Kyle A.B. Lapidus, Cara F. Levitch, Andrew M. Perez, Jess W. Brallier, Michael K. Parides, Laili Soleimani, Adriana Feder, Dan V. Iosifescu, Dennis S. Charney, James W. Murrough
Published Online: April 02, 2014
The N-methyl-d-aspartate glutamate receptor antagonist ketamine, delivered via an intravenous route, has shown rapid antidepressant effects in patients with treatment-resistant depression. The current study was designed to test the safety, tolerability and efficacy of intranasal ketamine in patients with depression who had failed at least one prior antidepressant trial.
Twenty patients with major depression were randomized and 18 completed two treatment days with intranasal ketamine hydrochloride (50 mg) or saline solution in a randomized, double-blind, crossover study. The primary efficacy outcome measure was change in depression severity 24 hours following ketamine or placebo, measured using the Montgomery-Asberg Depression Rating Scale. Secondary outcomes included persistence of benefit, changes in self-reports of depression, changes in anxiety, and proportion of responders. Potential psychotomimetic, dissociative, hemodynamic, and general adverse effects associated with ketamine were also measured.

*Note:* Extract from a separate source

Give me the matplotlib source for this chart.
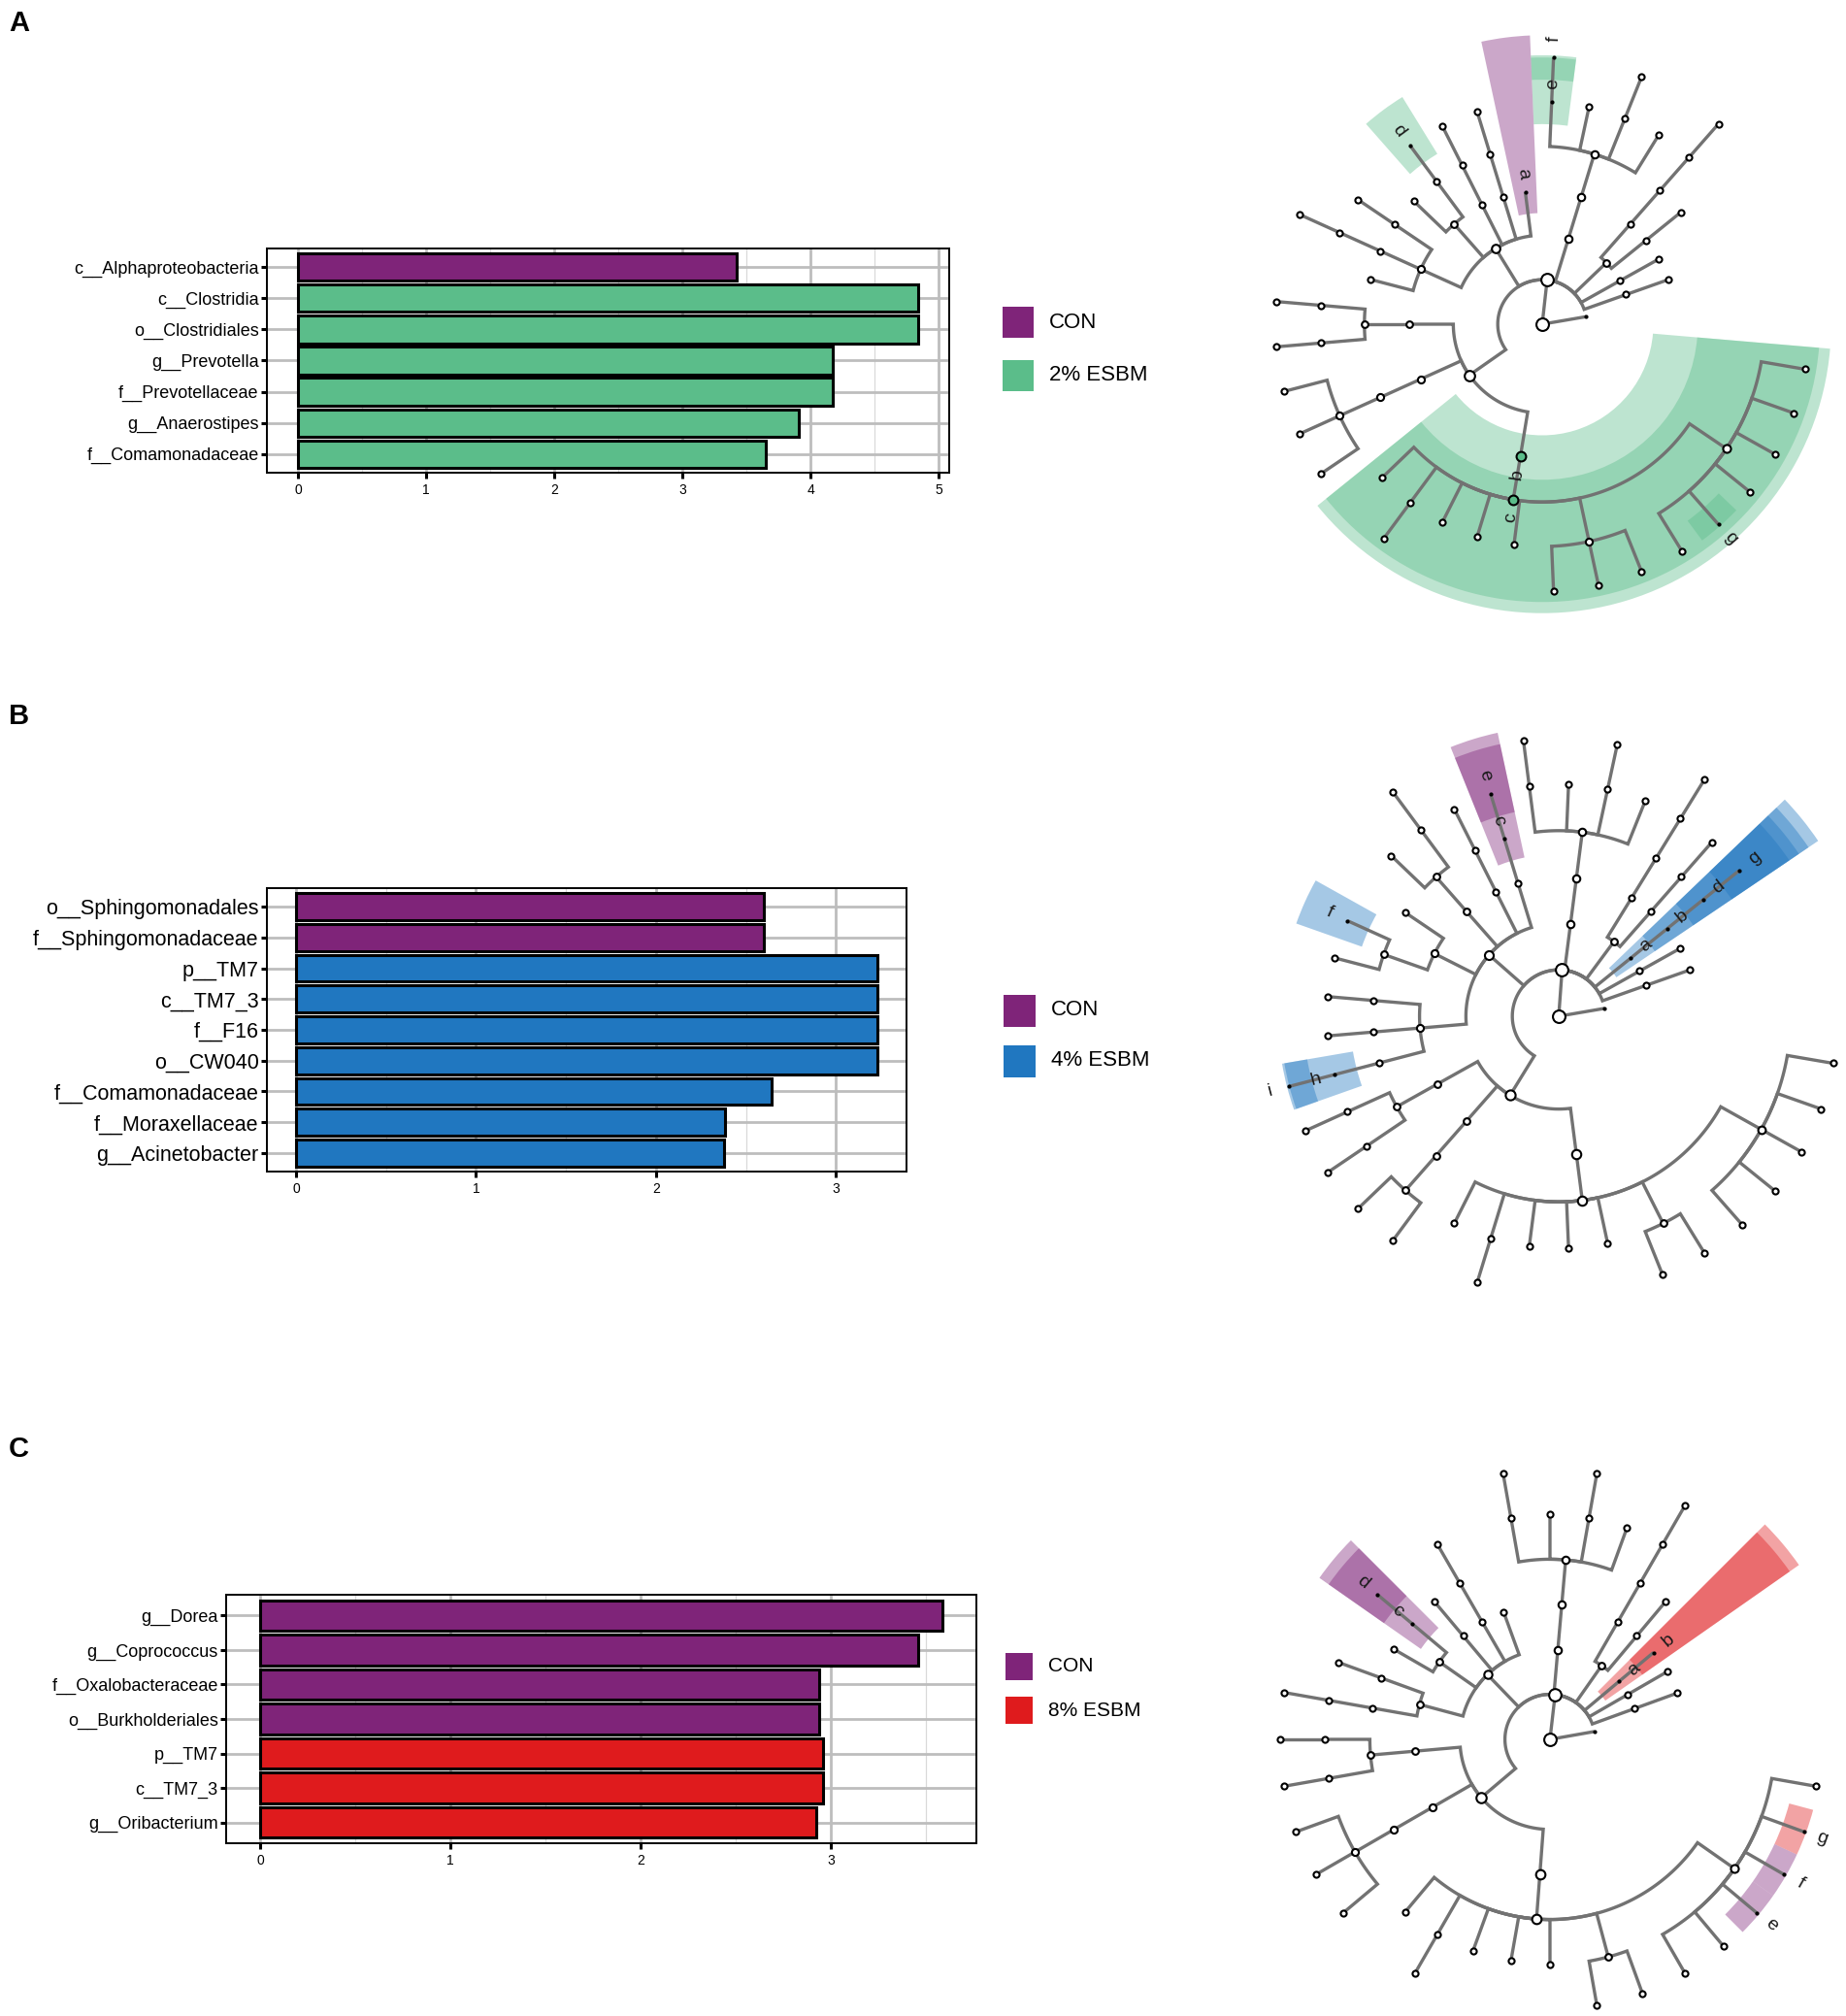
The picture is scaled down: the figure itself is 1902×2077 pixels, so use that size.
import numpy as np
import matplotlib
matplotlib.use("Agg")
import matplotlib.pyplot as plt
from matplotlib.patches import Wedge, Rectangle

plt.rcParams['font.family'] = ['Liberation Sans', 'DejaVu Sans']

W, H = 1902, 2077

# ---------------- LDA bar charts ----------------
taxa_a = ["c__Alphaproteobacteria", "c__Clostridia", "o__Clostridiales", "g__Prevotella",
          "f__Prevotellaceae", "g__Anaerostipes", "f__Comamonadaceae"]
lda_a = [3.42, 4.84, 4.84, 4.17, 4.17, 3.91, 3.65]
grp_a = [0, 1, 1, 1, 1, 1, 1]

taxa_b = ["o__Sphingomonadales", "f__Sphingomonadaceae", "p__TM7", "c__TM7_3", "f__F16",
          "o__CW040", "f__Comamonadaceae", "f__Moraxellaceae", "g__Acinetobacter"]
lda_b = [2.60, 2.60, 3.23, 3.23, 3.23, 3.23, 2.64, 2.385, 2.38]
grp_b = [0, 0, 1, 1, 1, 1, 1, 1, 1]

taxa_c = ["g__Dorea", "g__Coprococcus", "f__Oxalobacteraceae", "o__Burkholderiales",
          "p__TM7", "c__TM7_3", "g__Oribacterium"]
lda_c = [3.585, 3.46, 2.94, 2.94, 2.96, 2.96, 2.92]
grp_c = [0, 0, 0, 0, 1, 1, 1]

groups_a = ["CON", "2% ESBM"]
groups_b = ["CON", "4% ESBM"]
groups_c = ["CON", "8% ESBM"]

col_con = "#7F2479"
cols_a = [col_con, "#5BBD8A"]
cols_b = [col_con, "#2077C0"]
cols_c = [col_con, "#DF1B1D"]

# ---------------- cladograms ----------------
# taxonomy as newick-like strings: "." = plain node, a letter = highlighted node
tree_a = ("(.,((.),(.),((.),(((.)))),(((.,(.),.,(f)e))),"
          "(a,((.)),((.)),((d),.),((.),((.)),.)),"
          "((((.),(.))),(((.,.,.))),((.,(.),.,.,.,(.,.,.),(.,g,.,.,.,.))c)b)))")
marks_a = ["a", "b", "c", "d", "e", "f", "g"]
mark_grp_a = [0, 1, 1, 1, 1, 1, 1]

tree_b = ("(.,((.),(.),(((g)d)b)a,(((.)),(((.)))),(((.,(.),.,(.)))),"
          "(((e)c),((.)),(((.),.)),(.,(f,.)),((.),(.),((i)h))),"
          "((((.),(.))),(((.,.))),((.,(.),.,.,.,(.,.),(.,.,.,.,.))))))")
marks_b = ["a", "b", "c", "d", "e", "f", "g", "h", "i"]
mark_grp_b = [1, 1, 0, 1, 0, 1, 1, 1, 1]

tree_c = ("(.,((.),(.),(b)a,((.),(((.)))),(((.,(.),.,(.)))),"
          "(.,((.)),(.),((d)c,.),((.),((.)))),"
          "((((.),(.))),(((.,.,.))),((.,(.),.,.,.,(.,.),(.,.,e,f,g,.))))))")
marks_c = ["a", "b", "c", "d", "e", "f", "g"]
mark_grp_c = [1, 1, 0, 0, 0, 0, 1]

fig = plt.figure(figsize=(W / 100, H / 100), dpi=100)


def px_axes(left, top, right, bottom):
    return fig.add_axes([left / W, 1 - bottom / H, (right - left) / W, (bottom - top) / H])


def bar_panel(box, taxa, vals, grp, cols, fs):
    ax = px_axes(*box)
    n = len(taxa)
    y = np.arange(n)[::-1] + 1
    ax.barh(y, vals, height=0.88, color=[cols[g] for g in grp],
            edgecolor="black", linewidth=2.2, zorder=3)
    vmax = max(vals)
    ax.set_xlim(-0.05 * vmax, 1.05 * vmax)
    ax.set_ylim(0.4, n + 0.6)
    ax.set_yticks(y)
    ax.set_yticklabels(taxa, fontsize=fs)
    ax.set_xticks(np.arange(0, int(1.05 * vmax) + 1))
    ax.set_xticks(np.arange(0.5, 1.05 * vmax, 1.0), minor=True)
    ax.grid(which="major", color="#BDBDBD", lw=2.0, zorder=0)
    ax.grid(which="minor", axis="x", color="#D9D9D9", lw=0.9, zorder=0)
    ax.set_axisbelow(True)
    ax.tick_params(which="minor", length=0)
    ax.tick_params(axis="y", which="major", length=4, width=2.2, pad=2)
    ax.tick_params(axis="x", which="major", length=4, width=2.2, labelsize=10, pad=4)
    for sp in ax.spines.values():
        sp.set_linewidth(1.4)
    return ax


def legend(x, ys, size, labels, cols, fs):
    for yy, lab, c in zip(ys, labels, cols):
        fig.add_artist(Rectangle((x / W, 1 - (yy + size / 2) / H), size / W, size / H,
                                 transform=fig.transFigure, facecolor=c, edgecolor="none"))
        fig.text((x + size + 16) / W, 1 - yy / H, lab, fontsize=fs, va="center", ha="left")


def parse_tree(s):
    pos = 0

    def node():
        nonlocal pos
        kids = []
        if s[pos] == "(":
            pos += 1
            kids.append(node())
            while s[pos] == ",":
                pos += 1
                kids.append(node())
            pos += 1
        lab = ""
        while pos < len(s) and s[pos] not in "(),":
            lab += s[pos]
            pos += 1
        return {"kids": kids, "lab": lab.strip(".")}
    return node()


def cladogram(cx, cy, sp, tree_str, marks, mark_grp, cols):
    R = 7.0
    ax = fig.add_axes([(cx - R * sp) / W, 1 - (cy + R * sp) / H, 2 * R * sp / W, 2 * R * sp / H])
    ax.set_xlim(-R, R)
    ax.set_ylim(-R, R)
    ax.axis("off")

    root = parse_tree(tree_str)
    nodes, leaves = [], []

    def walk(n, d):
        n["d"] = d
        nodes.append(n)
        if not n["kids"]:
            leaves.append(n)
        for k in n["kids"]:
            walk(k, d + 1)
    walk(root, 0)

    step = 360.0 / (len(leaves) + 1)
    for i, lf in enumerate(leaves):
        lf["ang"] = (i + 1) * step

    def place(n):
        if n["kids"]:
            for k in n["kids"]:
                place(k)
            n["ang"] = np.mean([k["ang"] for k in n["kids"]])
            n["lo"] = min(k["lo"] for k in n["kids"])
            n["hi"] = max(k["hi"] for k in n["kids"])
            n["n"] = sum(k["n"] for k in n["kids"])
        else:
            n["lo"] = n["hi"] = n["ang"]
            n["n"] = 1
    place(root)

    colour_of = {m: cols[g] for m, g in zip(marks, mark_grp)}

    # highlighted clades
    for n in nodes:
        if n["lab"] in colour_of:
            d = n["d"]
            r_out = max(6.0 + 0.25 * (5 - d), d + 0.05)
            ax.add_patch(Wedge((0, 0), r_out, n["lo"] - step / 2, n["hi"] + step / 2,
                               width=r_out - (d - 0.5), facecolor=colour_of[n["lab"]],
                               alpha=0.4, lw=0, zorder=1))

    # branches
    for n in nodes:
        for k in n["kids"]:
            r0, r1 = n["d"], k["d"]
            t = np.radians(np.linspace(n["ang"], k["ang"], 60))
            xs = list(r0 * np.cos(t)) + [r1 * np.cos(t[-1])]
            ys = list(r0 * np.sin(t)) + [r1 * np.sin(t[-1])]
            ax.plot(xs, ys, color="#727272", lw=2.4, solid_capstyle="butt",
                    solid_joinstyle="miter", zorder=2)

    # node markers and letters
    for n in nodes:
        t = np.radians(n["ang"]) if n["d"] > 0 else 0.0
        x, y = n["d"] * np.cos(t), n["d"] * np.sin(t)
        lab = n["lab"]
        tiny = (n["d"] == 1 and not n["kids"]) or (lab in colour_of and n["n"] == 1)
        if tiny:
            ax.scatter([x], [y], s=(4.2 / 1.389) ** 2, color="black", lw=0, zorder=3)
        else:
            diam = 4.8 + 1.35 * np.sqrt(n["n"])
            ax.scatter([x], [y], s=(diam / 1.389) ** 2, facecolor=colour_of.get(lab, "white"),
                       edgecolor="black", linewidths=1.5, zorder=3)
        if lab in colour_of:
            r = n["d"] + 0.42
            a = n["ang"] % 360
            rot = a if (a <= 90 or a >= 270) else a - 180
            ax.text(r * np.cos(t), r * np.sin(t), lab, rotation=rot, rotation_mode="anchor",
                    ha="center", va="center", fontsize=14, color="#1a1a1a", zorder=4)
    return ax


# panel A
bar_panel((275, 256, 978, 487), taxa_a, lda_a, grp_a, cols_a, 13)
legend(1033, [332, 387], 32, groups_a, cols_a, 16)
cladogram(1589, 334, 45.8, tree_a, marks_a, mark_grp_a, cols_a)

# panel B
bar_panel((275, 915, 934, 1207), taxa_b, lda_b, grp_b, cols_b, 15.5)
legend(1034, [1041, 1093], 33, groups_b, cols_b, 16)
cladogram(1606, 1047, 47.8, tree_b, marks_b, mark_grp_b, cols_b)

# panel C
bar_panel((233, 1643, 1006, 1899), taxa_c, lda_c, grp_c, cols_c, 13)
legend(1036, [1717, 1762], 28, groups_c, cols_c, 15)
cladogram(1597, 1792, 46.4, tree_c, marks_c, mark_grp_c, cols_c)

for lab, yy in zip(["A", "B", "C"], [24, 738, 1493]):
    fig.text(9 / W, 1 - yy / H, lab, fontsize=21, fontweight="bold", va="center", ha="left")

fig.savefig("out.png", dpi=100)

Patients showed significant improvement in depressive symptoms at 24 hours following ketamine compared to placebo [t=4.39, p<0.001; estimated mean MADRS score difference of 7.6 ± 3.7 (95% CI: 3.9 – 11.3)]. Eight of 18 patients (44%) met response criteria 24 hours following ketamine administration, compared to 1 of 18 (6%) following placebo (p=0.033). Intranasal ketamine was well tolerated with minimal psychotomimetic or dissociative effects and was not associated with clinically significant changes in hemodynamic parameters.
This study provides the first controlled evidence for the rapid antidepressant effects of intranasal ketamine. Treatment was associated with minimal adverse effects. If replicated, these findings may lead to novel approaches to the pharmacologic treatment of patients with major depression.